> Given task
Transcribe all of the material below word for word and leave out its pictures.
##### Data block #####
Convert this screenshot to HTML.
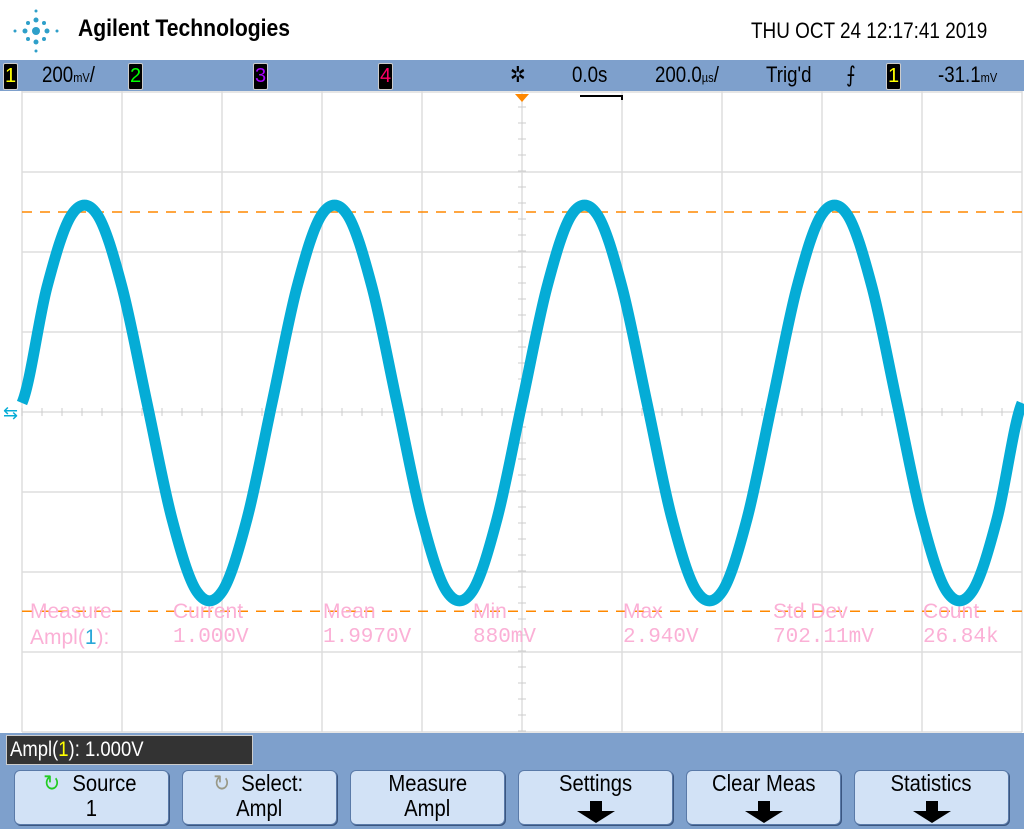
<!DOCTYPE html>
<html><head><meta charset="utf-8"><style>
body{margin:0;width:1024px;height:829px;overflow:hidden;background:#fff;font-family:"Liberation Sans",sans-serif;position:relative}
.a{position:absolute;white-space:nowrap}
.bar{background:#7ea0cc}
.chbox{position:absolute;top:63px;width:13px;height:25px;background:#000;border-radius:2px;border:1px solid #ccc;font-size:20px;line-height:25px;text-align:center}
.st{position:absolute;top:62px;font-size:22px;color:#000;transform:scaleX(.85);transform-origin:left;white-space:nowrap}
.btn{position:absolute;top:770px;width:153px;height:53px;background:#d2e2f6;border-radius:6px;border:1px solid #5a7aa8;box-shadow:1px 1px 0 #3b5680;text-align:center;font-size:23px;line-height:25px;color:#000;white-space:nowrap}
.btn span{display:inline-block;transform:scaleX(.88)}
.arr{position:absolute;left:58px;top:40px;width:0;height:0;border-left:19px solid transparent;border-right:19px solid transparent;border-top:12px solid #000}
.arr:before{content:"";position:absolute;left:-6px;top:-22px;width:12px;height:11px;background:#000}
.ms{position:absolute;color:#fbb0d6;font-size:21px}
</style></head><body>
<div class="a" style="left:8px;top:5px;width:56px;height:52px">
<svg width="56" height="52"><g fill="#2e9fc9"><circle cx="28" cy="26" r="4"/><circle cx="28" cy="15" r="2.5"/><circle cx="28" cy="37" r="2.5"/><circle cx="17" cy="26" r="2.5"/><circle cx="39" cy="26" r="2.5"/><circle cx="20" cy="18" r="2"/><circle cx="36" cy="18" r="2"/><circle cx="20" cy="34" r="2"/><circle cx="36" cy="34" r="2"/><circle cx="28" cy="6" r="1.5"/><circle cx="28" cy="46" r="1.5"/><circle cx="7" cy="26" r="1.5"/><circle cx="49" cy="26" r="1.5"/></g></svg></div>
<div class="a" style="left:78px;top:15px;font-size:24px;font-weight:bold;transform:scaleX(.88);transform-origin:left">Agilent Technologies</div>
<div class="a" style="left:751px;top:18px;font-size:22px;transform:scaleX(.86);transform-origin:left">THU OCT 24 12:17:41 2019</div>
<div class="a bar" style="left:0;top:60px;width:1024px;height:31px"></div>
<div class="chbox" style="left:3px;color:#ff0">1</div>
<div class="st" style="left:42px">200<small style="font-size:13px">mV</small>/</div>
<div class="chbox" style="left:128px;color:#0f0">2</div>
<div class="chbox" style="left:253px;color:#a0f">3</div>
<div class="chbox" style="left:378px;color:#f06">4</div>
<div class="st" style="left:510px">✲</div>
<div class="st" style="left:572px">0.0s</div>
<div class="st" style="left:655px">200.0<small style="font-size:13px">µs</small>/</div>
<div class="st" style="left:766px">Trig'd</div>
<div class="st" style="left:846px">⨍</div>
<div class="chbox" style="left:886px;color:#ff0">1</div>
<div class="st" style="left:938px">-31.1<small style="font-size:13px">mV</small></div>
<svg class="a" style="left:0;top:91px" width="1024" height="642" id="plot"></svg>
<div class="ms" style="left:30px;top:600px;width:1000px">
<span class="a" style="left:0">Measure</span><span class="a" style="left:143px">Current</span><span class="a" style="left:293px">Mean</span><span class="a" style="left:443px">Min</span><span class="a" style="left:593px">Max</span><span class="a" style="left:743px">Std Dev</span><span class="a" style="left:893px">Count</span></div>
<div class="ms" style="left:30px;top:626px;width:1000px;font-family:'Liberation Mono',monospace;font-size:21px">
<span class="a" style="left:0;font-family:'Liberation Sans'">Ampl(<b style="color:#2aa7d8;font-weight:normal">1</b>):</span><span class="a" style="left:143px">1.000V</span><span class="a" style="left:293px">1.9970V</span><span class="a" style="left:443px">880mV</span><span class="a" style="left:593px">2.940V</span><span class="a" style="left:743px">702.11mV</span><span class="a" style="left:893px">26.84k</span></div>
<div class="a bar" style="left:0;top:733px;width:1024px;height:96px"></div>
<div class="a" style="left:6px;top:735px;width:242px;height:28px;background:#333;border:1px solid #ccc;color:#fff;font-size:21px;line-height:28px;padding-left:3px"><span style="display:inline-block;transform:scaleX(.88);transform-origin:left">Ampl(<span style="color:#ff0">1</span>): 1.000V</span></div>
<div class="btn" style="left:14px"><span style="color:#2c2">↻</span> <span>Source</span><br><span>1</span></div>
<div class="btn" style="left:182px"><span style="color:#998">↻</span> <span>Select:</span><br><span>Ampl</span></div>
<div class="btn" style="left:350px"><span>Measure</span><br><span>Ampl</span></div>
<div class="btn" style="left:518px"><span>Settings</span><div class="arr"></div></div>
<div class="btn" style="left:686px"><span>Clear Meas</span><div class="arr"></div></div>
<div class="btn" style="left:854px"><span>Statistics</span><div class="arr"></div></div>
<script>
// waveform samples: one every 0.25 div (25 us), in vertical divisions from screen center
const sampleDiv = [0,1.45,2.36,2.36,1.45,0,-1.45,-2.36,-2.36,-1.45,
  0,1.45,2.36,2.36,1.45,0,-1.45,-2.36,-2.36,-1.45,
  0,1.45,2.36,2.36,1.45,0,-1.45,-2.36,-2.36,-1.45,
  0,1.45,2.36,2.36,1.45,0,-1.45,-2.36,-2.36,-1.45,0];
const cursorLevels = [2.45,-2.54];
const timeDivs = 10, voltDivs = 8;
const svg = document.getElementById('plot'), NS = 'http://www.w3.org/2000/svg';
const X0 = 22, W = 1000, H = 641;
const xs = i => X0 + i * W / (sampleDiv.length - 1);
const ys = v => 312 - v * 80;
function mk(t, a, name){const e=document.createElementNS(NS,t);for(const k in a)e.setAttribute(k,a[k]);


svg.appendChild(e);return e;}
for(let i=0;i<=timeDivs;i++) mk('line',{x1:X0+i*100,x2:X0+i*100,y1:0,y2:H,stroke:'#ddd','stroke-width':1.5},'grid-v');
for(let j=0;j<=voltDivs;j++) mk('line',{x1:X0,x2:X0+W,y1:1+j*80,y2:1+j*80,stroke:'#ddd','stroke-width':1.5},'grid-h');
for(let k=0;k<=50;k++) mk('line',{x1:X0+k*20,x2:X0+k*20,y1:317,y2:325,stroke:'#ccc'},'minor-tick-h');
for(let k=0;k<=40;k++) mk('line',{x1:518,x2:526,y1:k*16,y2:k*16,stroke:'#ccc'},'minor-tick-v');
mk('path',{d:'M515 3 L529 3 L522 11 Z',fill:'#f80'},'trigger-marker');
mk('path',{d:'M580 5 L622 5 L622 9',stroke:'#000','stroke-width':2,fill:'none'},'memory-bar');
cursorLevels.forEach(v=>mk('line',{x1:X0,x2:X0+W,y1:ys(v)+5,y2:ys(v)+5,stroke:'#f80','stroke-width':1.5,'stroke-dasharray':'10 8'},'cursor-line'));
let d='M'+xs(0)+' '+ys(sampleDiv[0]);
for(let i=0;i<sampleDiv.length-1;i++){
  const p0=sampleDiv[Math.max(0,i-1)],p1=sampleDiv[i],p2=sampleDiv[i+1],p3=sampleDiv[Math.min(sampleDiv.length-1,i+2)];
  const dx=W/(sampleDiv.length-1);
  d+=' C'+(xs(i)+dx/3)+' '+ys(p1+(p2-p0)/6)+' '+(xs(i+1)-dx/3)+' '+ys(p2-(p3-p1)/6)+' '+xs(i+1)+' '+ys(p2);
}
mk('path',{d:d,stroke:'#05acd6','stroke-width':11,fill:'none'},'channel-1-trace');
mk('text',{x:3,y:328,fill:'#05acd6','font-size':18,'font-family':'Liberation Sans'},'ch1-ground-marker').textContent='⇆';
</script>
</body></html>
#####
> Solution to this problem
Convert this screenshot to HTML.
<!DOCTYPE html>
<html><head><meta charset="utf-8"><style>
body{margin:0;width:1024px;height:829px;overflow:hidden;background:#fff;font-family:"Liberation Sans",sans-serif;position:relative}
.a{position:absolute;white-space:nowrap}
.bar{background:#7ea0cc}
.chbox{position:absolute;top:63px;width:13px;height:25px;background:#000;border-radius:2px;border:1px solid #ccc;font-size:20px;line-height:25px;text-align:center}
.st{position:absolute;top:62px;font-size:22px;color:#000;transform:scaleX(.85);transform-origin:left;white-space:nowrap}
.btn{position:absolute;top:770px;width:153px;height:53px;background:#d2e2f6;border-radius:6px;border:1px solid #5a7aa8;box-shadow:1px 1px 0 #3b5680;text-align:center;font-size:23px;line-height:25px;color:#000;white-space:nowrap}
.btn span{display:inline-block;transform:scaleX(.88)}
.arr{position:absolute;left:58px;top:40px;width:0;height:0;border-left:19px solid transparent;border-right:19px solid transparent;border-top:12px solid #000}
.arr:before{content:"";position:absolute;left:-6px;top:-22px;width:12px;height:11px;background:#000}
.ms{position:absolute;color:#fbb0d6;font-size:21px}
</style></head><body>
<div class="a" style="left:8px;top:5px;width:56px;height:52px">
<svg width="56" height="52"><g fill="#2e9fc9"><circle cx="28" cy="26" r="4"/><circle cx="28" cy="15" r="2.5"/><circle cx="28" cy="37" r="2.5"/><circle cx="17" cy="26" r="2.5"/><circle cx="39" cy="26" r="2.5"/><circle cx="20" cy="18" r="2"/><circle cx="36" cy="18" r="2"/><circle cx="20" cy="34" r="2"/><circle cx="36" cy="34" r="2"/><circle cx="28" cy="6" r="1.5"/><circle cx="28" cy="46" r="1.5"/><circle cx="7" cy="26" r="1.5"/><circle cx="49" cy="26" r="1.5"/></g></svg></div>
<div class="a" style="left:78px;top:15px;font-size:24px;font-weight:bold;transform:scaleX(.88);transform-origin:left">Agilent Technologies</div>
<div class="a" style="left:751px;top:18px;font-size:22px;transform:scaleX(.86);transform-origin:left">THU OCT 24 12:17:41 2019</div>
<div class="a bar" style="left:0;top:60px;width:1024px;height:31px"></div>
<div class="chbox" style="left:3px;color:#ff0">1</div>
<div class="st" style="left:42px">200<small style="font-size:13px">mV</small>/</div>
<div class="chbox" style="left:128px;color:#0f0">2</div>
<div class="chbox" style="left:253px;color:#a0f">3</div>
<div class="chbox" style="left:378px;color:#f06">4</div>
<div class="st" style="left:510px">✲</div>
<div class="st" style="left:572px">0.0s</div>
<div class="st" style="left:655px">200.0<small style="font-size:13px">µs</small>/</div>
<div class="st" style="left:766px">Trig'd</div>
<div class="st" style="left:846px">⨍</div>
<div class="chbox" style="left:886px;color:#ff0">1</div>
<div class="st" style="left:938px">-31.1<small style="font-size:13px">mV</small></div>
<svg class="a" style="left:0;top:91px" width="1024" height="642" id="plot"></svg>
<div class="ms" style="left:30px;top:600px;width:1000px">
<span class="a" style="left:0">Measure</span><span class="a" style="left:143px">Current</span><span class="a" style="left:293px">Mean</span><span class="a" style="left:443px">Min</span><span class="a" style="left:593px">Max</span><span class="a" style="left:743px">Std Dev</span><span class="a" style="left:893px">Count</span></div>
<div class="ms" style="left:30px;top:626px;width:1000px;font-family:'Liberation Mono',monospace;font-size:21px">
<span class="a" style="left:0;font-family:'Liberation Sans'">Ampl(<b style="color:#2aa7d8;font-weight:normal">1</b>):</span><span class="a" style="left:143px">1.000V</span><span class="a" style="left:293px">1.9970V</span><span class="a" style="left:443px">880mV</span><span class="a" style="left:593px">2.940V</span><span class="a" style="left:743px">702.11mV</span><span class="a" style="left:893px">26.84k</span></div>
<div class="a bar" style="left:0;top:733px;width:1024px;height:96px"></div>
<div class="a" style="left:6px;top:735px;width:242px;height:28px;background:#333;border:1px solid #ccc;color:#fff;font-size:21px;line-height:28px;padding-left:3px"><span style="display:inline-block;transform:scaleX(.88);transform-origin:left">Ampl(<span style="color:#ff0">1</span>): 1.000V</span></div>
<div class="btn" style="left:14px"><span style="color:#2c2">↻</span> <span>Source</span><br><span>1</span></div>
<div class="btn" style="left:182px"><span style="color:#998">↻</span> <span>Select:</span><br><span>Ampl</span></div>
<div class="btn" style="left:350px"><span>Measure</span><br><span>Ampl</span></div>
<div class="btn" style="left:518px"><span>Settings</span><div class="arr"></div></div>
<div class="btn" style="left:686px"><span>Clear Meas</span><div class="arr"></div></div>
<div class="btn" style="left:854px"><span>Statistics</span><div class="arr"></div></div>
<script>
// waveform samples: one every 0.25 div (25 us), in vertical divisions from screen center
const sampleDiv = [0,1.45,2.36,2.36,1.45,0,-1.45,-2.36,-2.36,-1.45,
  0,1.45,2.36,2.36,1.45,0,-1.45,-2.36,-2.36,-1.45,
  0,1.45,2.36,2.36,1.45,0,-1.45,-2.36,-2.36,-1.45,
  0,1.45,2.36,2.36,1.45,0,-1.45,-2.36,-2.36,-1.45,0];
const cursorLevels = [2.45,-2.54];
const timeDivs = 10, voltDivs = 8;
const svg = document.getElementById('plot'), NS = 'http://www.w3.org/2000/svg';
const X0 = 22, W = 1000, H = 641;
const xs = i => X0 + i * W / (sampleDiv.length - 1);
const ys = v => 312 - v * 80;
function mk(t, a, name){const e=document.createElementNS(NS,t);for(const k in a)e.setAttribute(k,a[k]);


svg.appendChild(e);return e;}
for(let i=0;i<=timeDivs;i++) mk('line',{x1:X0+i*100,x2:X0+i*100,y1:0,y2:H,stroke:'#ddd','stroke-width':1.5},'grid-v');
for(let j=0;j<=voltDivs;j++) mk('line',{x1:X0,x2:X0+W,y1:1+j*80,y2:1+j*80,stroke:'#ddd','stroke-width':1.5},'grid-h');
for(let k=0;k<=50;k++) mk('line',{x1:X0+k*20,x2:X0+k*20,y1:317,y2:325,stroke:'#ccc'},'minor-tick-h');
for(let k=0;k<=40;k++) mk('line',{x1:518,x2:526,y1:k*16,y2:k*16,stroke:'#ccc'},'minor-tick-v');
mk('path',{d:'M515 3 L529 3 L522 11 Z',fill:'#f80'},'trigger-marker');
mk('path',{d:'M580 5 L622 5 L622 9',stroke:'#000','stroke-width':2,fill:'none'},'memory-bar');
cursorLevels.forEach(v=>mk('line',{x1:X0,x2:X0+W,y1:ys(v)+5,y2:ys(v)+5,stroke:'#f80','stroke-width':1.5,'stroke-dasharray':'10 8'},'cursor-line'));
let d='M'+xs(0)+' '+ys(sampleDiv[0]);
for(let i=0;i<sampleDiv.length-1;i++){
  const p0=sampleDiv[Math.max(0,i-1)],p1=sampleDiv[i],p2=sampleDiv[i+1],p3=sampleDiv[Math.min(sampleDiv.length-1,i+2)];
  const dx=W/(sampleDiv.length-1);
  d+=' C'+(xs(i)+dx/3)+' '+ys(p1+(p2-p0)/6)+' '+(xs(i+1)-dx/3)+' '+ys(p2-(p3-p1)/6)+' '+xs(i+1)+' '+ys(p2);
}
mk('path',{d:d,stroke:'#05acd6','stroke-width':11,fill:'none'},'channel-1-trace');
mk('text',{x:3,y:328,fill:'#05acd6','font-size':18,'font-family':'Liberation Sans'},'ch1-ground-marker').textContent='⇆';
</script>
</body></html>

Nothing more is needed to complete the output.